A greenhouse gas (GHG) reduction quota (on fuel suppliers) is in place, which can be fulfilled, inter alia, through the use of biofuels.

Due to a consistent deployment of renewables since 2005, it is estimated that in 2015 Germany avoided about 11.7% of fossil fuel in gross inland consumption and about 11.9% of GHG emissions at national level 6 .

(Source: EEA)

5.5.Contribution of the Energy Union to better air quality

Air quality in Germany is a continuous cause for concern. For 2013, the EEA estimated that about 73 400 premature deaths were attributable to fine particulate matter (PM2.5) concentrations and over 10,610 attributable to nitrogen dioxide (NO2) concentrations 7 .

For particulate matter (PM10) and NO2, Germany reported exceedances of the binding EU air quality standards 8 . For 2015, Germany reported exceedances of the limit value for PM10 in 3 out of 86 air quality zones, while exceedances of the limit value for NO2 were reported in 50 out of 89 zones 9 .

 

(Source: EEA)

The health-related external costs from air pollution in Germany have been estimated to be more than EUR 58 billion/year (income adjusted, 2010), which includes the intrinsic value of living a healthy life without premature death as well as the direct costs to the economy such as healthcare costs and lost working days due to sickness caused by air pollution 10 .

The Energy Union can substantially contribute to address air quality problems through measures reducing emissions of both GHG and air pollutants such as PM and nitrogen oxides (NOx) from major contributing sectors such as (road) transport, energy production, industry and residential heating (e.g. stoves and boilers) as shown in the figure below 11 .

(Source: EEA. This table reflects only sources of primary PM2,5 emissions.)



 Research, innovation and competitiveness

5.6.Research and innovation policy

The Federal Government has focused its funding for energy research and development on technologies supporting the low-carbon energy transition, particularly solutions in the areas of energy efficiency, energy conservation, renewable energy and supply systems (including storage, grids and ancillary system services through renewable energy as well as integrated energy approaches).

The 6th German Energy Research Programme builds on close cooperation of three Federal Ministries (Education and Research, Economic Affairs and Energy, and Food and Agriculture).
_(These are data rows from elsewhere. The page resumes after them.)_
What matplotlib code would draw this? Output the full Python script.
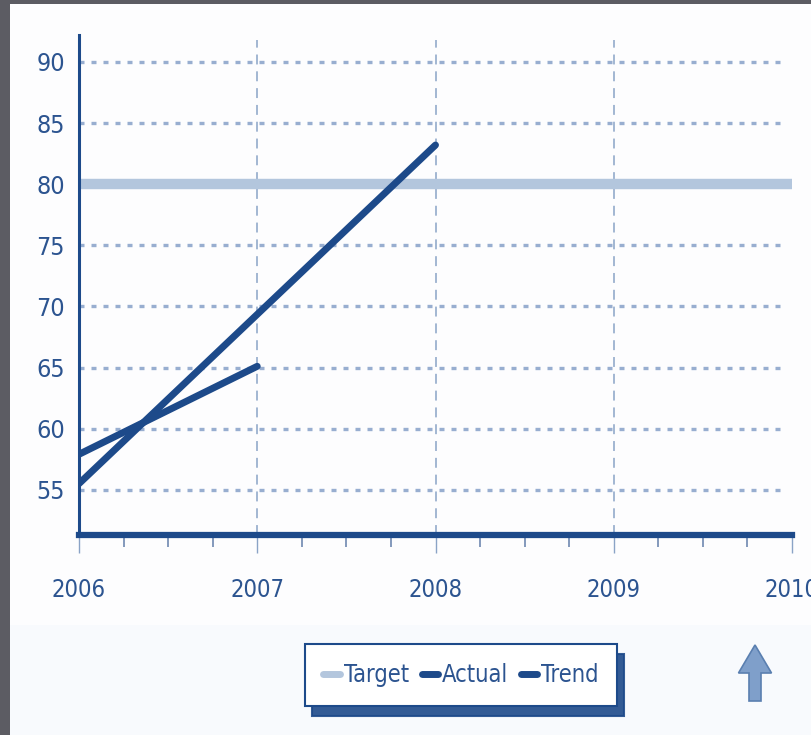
import matplotlib.pyplot as plt
from matplotlib.patches import Rectangle, FancyArrow
from matplotlib.lines import Line2D

plt.rcParams['font.family'] = ['DejaVu Sans']
plt.rcParams['font.stretch'] = 'condensed'

years = [2006, 2007, 2008, 2009, 2010]
target_x = [2006, 2010]
target_y = [80, 80]
actual_x = [2006, 2007]
actual_y = [57.9, 65.1]
trend_x = [2006, 2008]
trend_y = [55.5, 83.2]
yticks = [55, 60, 65, 70, 75, 80, 85, 90]

dark = '#1d4a8a'
label_col = '#2c5490'
light = '#b3c6dd'

fig = plt.figure(figsize=(8.11, 7.35), dpi=100)
fig.patch.set_facecolor('#fdfdfe')

# pale band under the plot and dark frame edges
fig.patches.append(Rectangle((0, 0), 1, 0.15, transform=fig.transFigure,
                             facecolor='#f8fafd', edgecolor='none', zorder=0))
fig.patches.append(Rectangle((0, 0), 10 / 811, 1, transform=fig.transFigure,
                             facecolor='#5c5c63', edgecolor='none', zorder=5))
fig.patches.append(Rectangle((0, 1 - 4 / 735), 1, 4 / 735, transform=fig.transFigure,
                             facecolor='#5c5c63', edgecolor='none', zorder=5))

ax = fig.add_axes([79 / 811, (735 - 535) / 735, (792 - 79) / 811, 500 / 735])
ax.set_facecolor('none')
ax.set_xlim(2006, 2010)
ax.set_ylim(51.3, 92.2)

for v in yticks:
    ax.plot([2006, 2009.96], [v, v], color='#98aed0', lw=2.4,
            linestyle=(0, (1.5, 2.1)), zorder=1)
for yr in years[1:-1]:
    ax.plot([yr, yr], [51.3, 91.8], color='#8aa3c6', lw=1.1,
            linestyle=(0, (6.5, 4.5)), zorder=1)

ax.plot(target_x, target_y, color=light, lw=7.5, solid_capstyle='butt', zorder=2)
ax.plot(trend_x, trend_y, color=dark, lw=5, solid_capstyle='round', zorder=3)
ax.plot(actual_x, actual_y, color=dark, lw=5, solid_capstyle='round', zorder=4)

for s in ['top', 'right']:
    ax.spines[s].set_visible(False)
ax.spines['left'].set_color(dark)
ax.spines['left'].set_linewidth(2.2)
ax.spines['bottom'].set_color(dark)
ax.spines['bottom'].set_linewidth(4.5)

ax.set_yticks(yticks)
ax.set_xticks(years)
ax.set_xticks([2006 + q * 0.25 for q in range(17)], minor=True)
ax.tick_params(axis='y', length=0, pad=10, labelsize=18, labelcolor=label_col)
ax.tick_params(axis='x', which='major', length=13, width=1, color='#8aa3c6',
               pad=18, labelsize=17, labelcolor=label_col)
ax.tick_params(axis='x', which='minor', length=8.5, width=1.2, color='#6f88b0')

handles = [Line2D([], [], color=light, lw=5, solid_capstyle='round'),
           Line2D([], [], color=dark, lw=5, solid_capstyle='round'),
           Line2D([], [], color=dark, lw=5, solid_capstyle='round')]
leg = fig.legend(handles, ['Target', 'Actual', 'Trend'], ncol=3,
                 loc='center', bbox_to_anchor=(461 / 811, 1 - 675 / 735),
                 fontsize=17, labelcolor=label_col, handlelength=0.7,
                 handletextpad=0.15, columnspacing=0.55, borderpad=0.8,
                 fancybox=False, framealpha=1,
                 shadow={'ox': 5, 'oy': -7, 'facecolor': dark,
                         'edgecolor': dark, 'alpha': 0.9})
leg.get_frame().set_edgecolor(dark)
leg.get_frame().set_linewidth(1.5)

arrow = FancyArrow(7.55, 0.34, 0, 0.56, width=0.12, head_width=0.33,
                   head_length=0.28, length_includes_head=True,
                   transform=fig.dpi_scale_trans, facecolor='#7f9fca',
                   edgecolor='#5a7fb0', linewidth=1.2)
fig.patches.append(arrow)

fig.savefig('out.png', dpi=100)
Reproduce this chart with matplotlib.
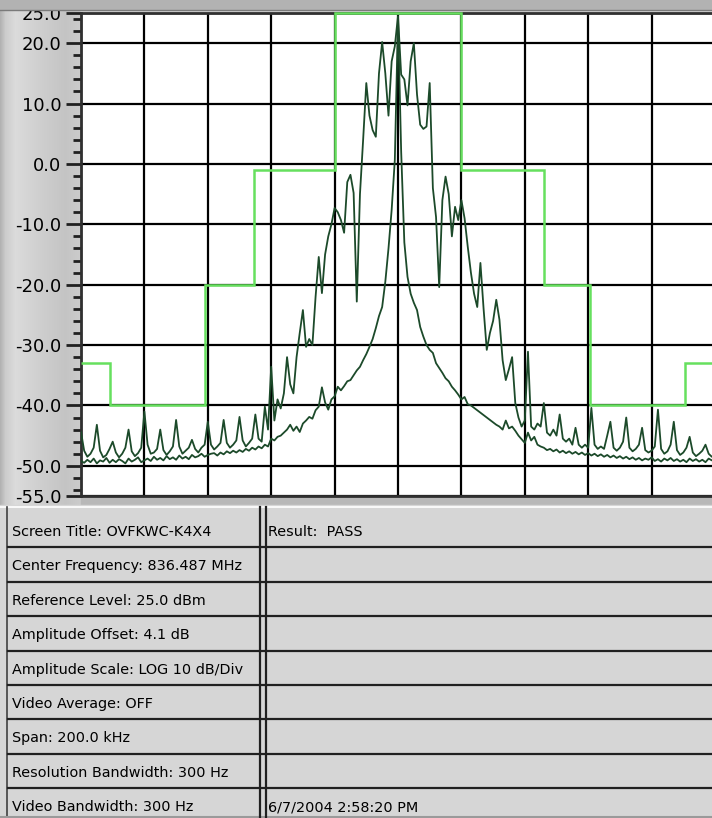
import numpy as np
import matplotlib
matplotlib.use("Agg")
import matplotlib.pyplot as plt
from matplotlib.patches import Rectangle

# frequency offset from centre (kHz), span 200 kHz -> 20 kHz/div
freq = list(range(-100, 101))

# max hold trace, dBm
trace_wide = [
    -44.4, -47.5, -48.5, -48.0, -47.0, -43.2, -47.5, -48.6, -48.2, -47.2,
    -46.0, -47.8, -48.6, -48.0, -47.0, -44.0, -47.6, -48.4, -47.9, -47.0,
    -41.0, -46.5, -48.0, -47.8, -47.2, -44.0, -47.4, -48.2, -47.6, -46.8,
    -42.4, -46.8, -48.0, -47.5, -47.0, -45.7, -47.2, -47.8, -47.0, -46.5,
    -42.7, -46.5, -47.3, -46.8, -46.2, -42.4, -46.2, -47.0, -46.5, -45.8,
    -41.9, -45.8, -46.8, -46.2, -45.5, -41.5, -45.5, -46.0, -40.2, -44.0,
    -33.6, -42.5, -39.0, -40.5, -38.0, -32.0, -36.5, -38.0, -32.0, -28.0,
    -24.2, -30.3, -29.0, -30.0, -22.0, -15.4, -21.4, -15.0, -12.0, -10.0,
    -7.3, -8.0, -9.3, -11.4, -3.0, -1.8, -4.8, -22.8, -5.0, 4.0,
    13.4, 8.0, 5.6, 4.5, 15.0, 20.2, 15.0, 8.0, 17.0, 19.5,
    24.5, 14.8, 14.0, 9.7, 17.0, 20.0, 11.5, 6.5, 5.8, 6.2,
    13.4, -4.0, -8.8, -20.4, -6.0, -2.1, -5.0, -12.0, -7.1, -9.3,
    -6.0, -9.0, -13.7, -18.0, -21.5, -23.7, -16.4, -24.0, -30.8, -28.0,
    -26.0, -22.5, -25.8, -32.5, -35.8, -34.0, -32.0, -39.6, -42.0, -43.5,
    -42.5, -31.1, -43.5, -44.0, -43.0, -43.5, -39.6, -44.5, -45.0, -44.0,
    -45.0, -41.5, -45.5, -46.0, -45.5, -46.5, -43.7, -46.5, -47.0, -46.5,
    -47.0, -40.4, -46.5, -47.2, -46.8, -47.2, -45.0, -42.7, -47.0, -47.5,
    -47.0, -46.0, -42.0, -47.0, -47.6, -47.2, -46.5, -43.7, -47.4, -47.8,
    -47.5, -46.8, -40.7, -47.2, -48.0, -47.6, -46.5, -42.7, -47.4, -48.2,
    -47.8, -47.0, -45.2, -47.8, -48.4, -48.0, -47.5, -46.5, -48.0, -48.5,
    -48.2,
]

# carrier trace, dBm
trace_narrow = [
    -49.2, -49.5, -49.0, -49.4, -48.8, -49.6, -49.1, -49.3, -48.7, -49.5,
    -49.0, -49.4, -48.9, -49.2, -49.6, -48.8, -49.3, -49.0, -48.6, -49.4,
    -49.1, -48.8, -49.2, -48.5, -49.0, -48.7, -49.1, -48.4, -48.9, -48.6,
    -49.0, -48.3, -48.8, -48.5, -48.9, -48.2, -48.6, -48.4, -48.0, -48.5,
    -48.2, -48.0, -47.9, -48.3, -47.8, -48.1, -47.6, -47.9, -47.5, -47.8,
    -47.4, -47.7, -47.2, -47.5, -47.0, -47.3, -46.8, -47.1, -46.5, -46.8,
    -45.5, -45.8, -45.2, -45.0, -44.5, -44.0, -43.2, -44.2, -43.5, -44.4,
    -43.0, -42.5, -41.9, -42.2, -40.8, -40.2, -37.0, -39.5, -40.7, -39.0,
    -38.5, -36.9, -37.5, -36.8, -36.0, -35.8, -35.0, -34.2, -33.6, -32.5,
    -31.5, -30.3, -29.0, -27.2, -25.2, -23.7, -19.5, -14.0, -7.6, 0.7,
    24.0, 2.0, -13.0, -18.7, -21.5, -23.0, -24.2, -27.0, -28.6, -30.0,
    -30.8, -31.3, -33.0, -33.8, -34.6, -35.5, -36.0, -36.9, -37.5, -38.2,
    -39.0, -38.6, -39.8, -40.0, -40.4, -40.8, -41.2, -41.6, -42.0, -42.4,
    -42.8, -43.2, -43.5, -44.0, -42.5, -43.8, -43.5, -44.2, -45.0, -45.6,
    -46.2, -44.5, -45.8, -45.2, -46.5, -46.8, -47.0, -47.4, -47.2, -47.6,
    -47.3, -47.8, -47.5, -47.9, -47.6, -48.0, -47.7, -48.1, -47.8, -48.2,
    -47.9, -48.3, -48.0, -48.4, -48.1, -48.5, -48.2, -48.6, -48.3, -48.7,
    -48.4, -48.8, -48.5, -48.9, -48.6, -49.0, -48.7, -49.1, -48.8, -49.0,
    -48.6, -49.2, -48.9, -49.3, -48.8, -49.1, -48.7, -49.2, -48.9, -49.3,
    -49.0, -49.4, -48.8, -49.2, -48.9, -49.3, -49.0, -49.4, -48.8, -49.1,
    -49.0,
]

# limit mask: segment edges (kHz) and level (dBm)
mask_edges = [-100, -91, -61, -45.5, -20, 20, 46, 60.5, 90.5, 100]
mask_level = [-33, -40, -20, -1, 25, -1, -20, -40, -33]

y_major = [25, 20, 10, 0, -10, -20, -30, -40, -50, -55]
y_minor = [v for v in range(-54, 25, 2) if v not in y_major]

left_rows = [
    "Screen Title: OVFKWC-K4X4",
    "Center Frequency: 836.487 MHz",
    "Reference Level: 25.0 dBm",
    "Amplitude Offset: 4.1 dB",
    "Amplitude Scale: LOG 10 dB/Div",
    "Video Average: OFF",
    "Span: 200.0 kHz",
    "Resolution Bandwidth: 300 Hz",
    "Video Bandwidth: 300 Hz",
]
right_rows = ["Result:  PASS", "", "", "", "", "", "", "", "6/7/2004 2:58:20 PM"]

W, H = 712, 818
fig = plt.figure(figsize=(W / 100, H / 100), dpi=100)
fig.patch.set_facecolor('#d6d6d6')

# background: grey panel on the left
bg = fig.add_axes([0, 0, 1, 1], zorder=0)
bg.set_xlim(0, W)
bg.set_ylim(H, 0)
bg.axis('off')
g = np.interp(np.arange(81), [0, 5, 15, 40, 65, 81],
              [0.70, 0.80, 0.86, 0.81, 0.77, 0.80])
bg.imshow(np.dstack([g, g, g]), extent=(0, 81, 505, 0), aspect='auto',
          interpolation='bilinear')
bg.add_patch(Rectangle((81, 496), W, 10, color='#b8b8b8'))

# spectrum plot
ax = fig.add_axes([81 / W, 1 - 496 / H, (715 - 81) / W, 483 / H], zorder=1)
ax.set_facecolor('white')
ax.set_xlim(-100, 100)
ax.set_ylim(-55, 25)
ax.set_xticks(np.arange(-100, 101, 20))
ax.tick_params(axis='x', length=0, labelbottom=False)
ax.set_yticks(y_major)
ax.set_yticklabels([f"{v:.1f}" for v in y_major])
ax.set_yticks(y_minor, minor=True)
ax.tick_params(axis='y', which='major', direction='out', length=11, width=2,
               labelsize=13, pad=3, color='#202020')
ax.tick_params(axis='y', which='minor', direction='out', length=6, width=2,
               color='#202020')
ax.grid(True, which='major', color='black', lw=1.6)
ax.set_axisbelow(True)
for s in ax.spines.values():
    s.set_color('#303030')
    s.set_linewidth(2)

ax.stairs(mask_level, mask_edges, baseline=None, color='#66e05e', lw=1.8,
          zorder=3, clip_on=False)
ax.plot(freq, trace_narrow, color='#1c4a2a', lw=1.3, zorder=4)
ax.plot(freq, trace_wide, color='#1c4a2a', lw=1.3, zorder=4)

# overlay: top band and the info table
ov = fig.add_axes([0, 0, 1, 1], zorder=2)
ov.set_xlim(0, W)
ov.set_ylim(H, 0)
ov.axis('off')
ov.patch.set_alpha(0)
ov.add_patch(Rectangle((0, 0), W, 9, color='#b2b2b2'))
ov.plot([0, W], [9.5, 9.5], color='#7a7a7a', lw=1)

ov.add_patch(Rectangle((0, 505), W, H - 505, color='#d6d6d6'))
ov.plot([0, W], [506.5, 506.5], color='white', lw=1.2)
ov.plot([7, 7], [507, H], color='#404040', lw=1.2)
ov.plot([0, W], [816.5, 816.5], color='#9a9a9a', lw=1.5)
row_h = 34.4
for i in range(1, 9):
    y = 513 + i * row_h
    ov.plot([8, W], [y, y], color='#202020', lw=1.6)
for xv in (260, 265.5):
    ov.plot([xv, xv], [507, H], color='#202020', lw=1.6)
for i, (l, r) in enumerate(zip(left_rows, right_rows)):
    yc = 513 + (i + 0.55) * row_h
    ov.text(12, yc, l, va='center', ha='left', fontsize=10.4, color='black')
    if r:
        ov.text(268, yc, r, va='center', ha='left', fontsize=10.4, color='black')

fig.savefig('out.png', dpi=100)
Funding programmes focus on the two main pillars of the 6th Energy Research Programme: renewable energy technologies and energy efficiency. Areas of highest priority for research and innovation (R&I) within the field of renewable energy technologies are: (a) photovoltaics, (b) wind power, (c) storage technologies and (d) integration of power, heat and mobility sectors. Priority areas in the field of energy efficiency are (a) industry, trade and services and (b) buildings (a new funding initiative called 'Solar Buildings/Energy-Efficient Cities' has been initiated in this area).

In 2016, the Federal Ministry of Education and Research started the funding initiative 'Kopernikus Projects for the Energy Transition' to create a holistic R&I framework for the energy transition. The initiative has a duration of ten years. Large consortia consisting of 260 institutions from academia, industry and civil society organisations will work together on these projects to develop technological solutions for the transformation of the energy system. Kopernikus projects focus on four topics: Future grid structures, Power-to-X (to heat, transport fuels, and chemical base materials), Industrial processes and Energy systems integration.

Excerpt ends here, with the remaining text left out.